[Start RECORDED INFORMATION]

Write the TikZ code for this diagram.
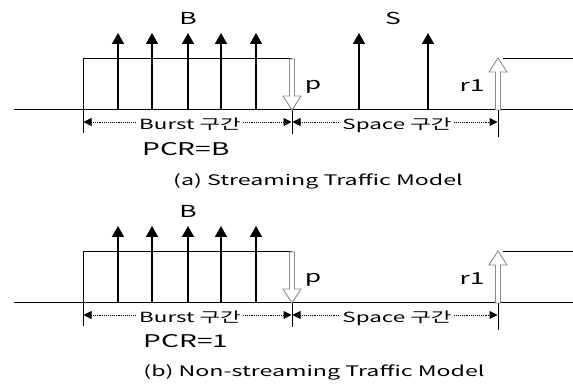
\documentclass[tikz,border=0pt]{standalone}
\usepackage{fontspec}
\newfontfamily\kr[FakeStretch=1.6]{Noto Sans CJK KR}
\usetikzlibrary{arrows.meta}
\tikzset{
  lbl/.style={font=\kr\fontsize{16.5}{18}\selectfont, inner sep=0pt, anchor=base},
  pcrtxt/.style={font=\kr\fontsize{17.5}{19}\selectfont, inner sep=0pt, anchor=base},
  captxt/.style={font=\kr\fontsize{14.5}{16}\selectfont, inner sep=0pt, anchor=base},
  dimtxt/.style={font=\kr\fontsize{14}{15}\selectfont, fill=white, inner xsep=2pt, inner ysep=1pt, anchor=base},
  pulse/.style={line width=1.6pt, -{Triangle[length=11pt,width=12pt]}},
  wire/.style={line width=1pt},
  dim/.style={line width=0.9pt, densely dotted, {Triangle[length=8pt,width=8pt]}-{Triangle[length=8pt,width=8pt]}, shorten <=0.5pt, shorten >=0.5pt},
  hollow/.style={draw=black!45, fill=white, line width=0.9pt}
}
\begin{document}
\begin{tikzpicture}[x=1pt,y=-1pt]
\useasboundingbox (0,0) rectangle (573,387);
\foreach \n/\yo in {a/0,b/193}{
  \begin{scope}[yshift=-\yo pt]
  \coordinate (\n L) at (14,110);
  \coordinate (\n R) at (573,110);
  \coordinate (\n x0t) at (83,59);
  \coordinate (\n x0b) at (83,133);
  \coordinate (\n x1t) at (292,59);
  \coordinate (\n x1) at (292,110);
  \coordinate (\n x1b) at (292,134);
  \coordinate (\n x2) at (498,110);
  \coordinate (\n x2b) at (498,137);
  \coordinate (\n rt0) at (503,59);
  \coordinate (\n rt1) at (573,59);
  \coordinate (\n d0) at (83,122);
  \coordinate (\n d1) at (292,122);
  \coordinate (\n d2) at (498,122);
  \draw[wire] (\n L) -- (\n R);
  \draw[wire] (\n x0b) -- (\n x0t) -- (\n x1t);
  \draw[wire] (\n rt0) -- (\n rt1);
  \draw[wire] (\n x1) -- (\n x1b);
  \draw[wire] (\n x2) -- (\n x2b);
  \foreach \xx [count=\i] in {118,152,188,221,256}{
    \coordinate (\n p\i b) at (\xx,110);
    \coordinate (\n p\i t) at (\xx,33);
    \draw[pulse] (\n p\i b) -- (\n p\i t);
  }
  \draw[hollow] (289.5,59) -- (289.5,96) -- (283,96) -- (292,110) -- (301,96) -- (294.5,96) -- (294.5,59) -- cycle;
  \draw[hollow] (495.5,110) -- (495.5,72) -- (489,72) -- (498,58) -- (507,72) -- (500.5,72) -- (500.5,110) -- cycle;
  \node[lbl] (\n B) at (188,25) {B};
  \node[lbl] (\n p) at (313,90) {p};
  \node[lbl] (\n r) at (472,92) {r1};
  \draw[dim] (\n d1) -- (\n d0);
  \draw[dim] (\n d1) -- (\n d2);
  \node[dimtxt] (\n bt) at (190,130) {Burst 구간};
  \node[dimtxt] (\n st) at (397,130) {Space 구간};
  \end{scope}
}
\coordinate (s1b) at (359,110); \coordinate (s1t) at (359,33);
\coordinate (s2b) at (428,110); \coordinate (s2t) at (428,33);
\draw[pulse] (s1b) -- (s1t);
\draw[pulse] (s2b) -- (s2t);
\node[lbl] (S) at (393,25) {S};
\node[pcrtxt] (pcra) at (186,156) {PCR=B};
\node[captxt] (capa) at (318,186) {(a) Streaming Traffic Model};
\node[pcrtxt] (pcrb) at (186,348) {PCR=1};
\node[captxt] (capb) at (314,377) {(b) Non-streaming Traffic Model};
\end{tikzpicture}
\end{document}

[End RECORDED INFORMATION]

PROMPT: Each line of the data is to be duplicated exactly; pictures stay out of the copy.

FINAL RESULT:
Write the TikZ code for this diagram.
\documentclass[tikz,border=0pt]{standalone}
\usepackage{fontspec}
\newfontfamily\kr[FakeStretch=1.6]{Noto Sans CJK KR}
\usetikzlibrary{arrows.meta}
\tikzset{
  lbl/.style={font=\kr\fontsize{16.5}{18}\selectfont, inner sep=0pt, anchor=base},
  pcrtxt/.style={font=\kr\fontsize{17.5}{19}\selectfont, inner sep=0pt, anchor=base},
  captxt/.style={font=\kr\fontsize{14.5}{16}\selectfont, inner sep=0pt, anchor=base},
  dimtxt/.style={font=\kr\fontsize{14}{15}\selectfont, fill=white, inner xsep=2pt, inner ysep=1pt, anchor=base},
  pulse/.style={line width=1.6pt, -{Triangle[length=11pt,width=12pt]}},
  wire/.style={line width=1pt},
  dim/.style={line width=0.9pt, densely dotted, {Triangle[length=8pt,width=8pt]}-{Triangle[length=8pt,width=8pt]}, shorten <=0.5pt, shorten >=0.5pt},
  hollow/.style={draw=black!45, fill=white, line width=0.9pt}
}
\begin{document}
\begin{tikzpicture}[x=1pt,y=-1pt]
\useasboundingbox (0,0) rectangle (573,387);
\foreach \n/\yo in {a/0,b/193}{
  \begin{scope}[yshift=-\yo pt]
  \coordinate (\n L) at (14,110);
  \coordinate (\n R) at (573,110);
  \coordinate (\n x0t) at (83,59);
  \coordinate (\n x0b) at (83,133);
  \coordinate (\n x1t) at (292,59);
  \coordinate (\n x1) at (292,110);
  \coordinate (\n x1b) at (292,134);
  \coordinate (\n x2) at (498,110);
  \coordinate (\n x2b) at (498,137);
  \coordinate (\n rt0) at (503,59);
  \coordinate (\n rt1) at (573,59);
  \coordinate (\n d0) at (83,122);
  \coordinate (\n d1) at (292,122);
  \coordinate (\n d2) at (498,122);
  \draw[wire] (\n L) -- (\n R);
  \draw[wire] (\n x0b) -- (\n x0t) -- (\n x1t);
  \draw[wire] (\n rt0) -- (\n rt1);
  \draw[wire] (\n x1) -- (\n x1b);
  \draw[wire] (\n x2) -- (\n x2b);
  \foreach \xx [count=\i] in {118,152,188,221,256}{
    \coordinate (\n p\i b) at (\xx,110);
    \coordinate (\n p\i t) at (\xx,33);
    \draw[pulse] (\n p\i b) -- (\n p\i t);
  }
  \draw[hollow] (289.5,59) -- (289.5,96) -- (283,96) -- (292,110) -- (301,96) -- (294.5,96) -- (294.5,59) -- cycle;
  \draw[hollow] (495.5,110) -- (495.5,72) -- (489,72) -- (498,58) -- (507,72) -- (500.5,72) -- (500.5,110) -- cycle;
  \node[lbl] (\n B) at (188,25) {B};
  \node[lbl] (\n p) at (313,90) {p};
  \node[lbl] (\n r) at (472,92) {r1};
  \draw[dim] (\n d1) -- (\n d0);
  \draw[dim] (\n d1) -- (\n d2);
  \node[dimtxt] (\n bt) at (190,130) {Burst 구간};
  \node[dimtxt] (\n st) at (397,130) {Space 구간};
  \end{scope}
}
\coordinate (s1b) at (359,110); \coordinate (s1t) at (359,33);
\coordinate (s2b) at (428,110); \coordinate (s2t) at (428,33);
\draw[pulse] (s1b) -- (s1t);
\draw[pulse] (s2b) -- (s2t);
\node[lbl] (S) at (393,25) {S};
\node[pcrtxt] (pcra) at (186,156) {PCR=B};
\node[captxt] (capa) at (318,186) {(a) Streaming Traffic Model};
\node[pcrtxt] (pcrb) at (186,348) {PCR=1};
\node[captxt] (capb) at (314,377) {(b) Non-streaming Traffic Model};
\end{tikzpicture}
\end{document}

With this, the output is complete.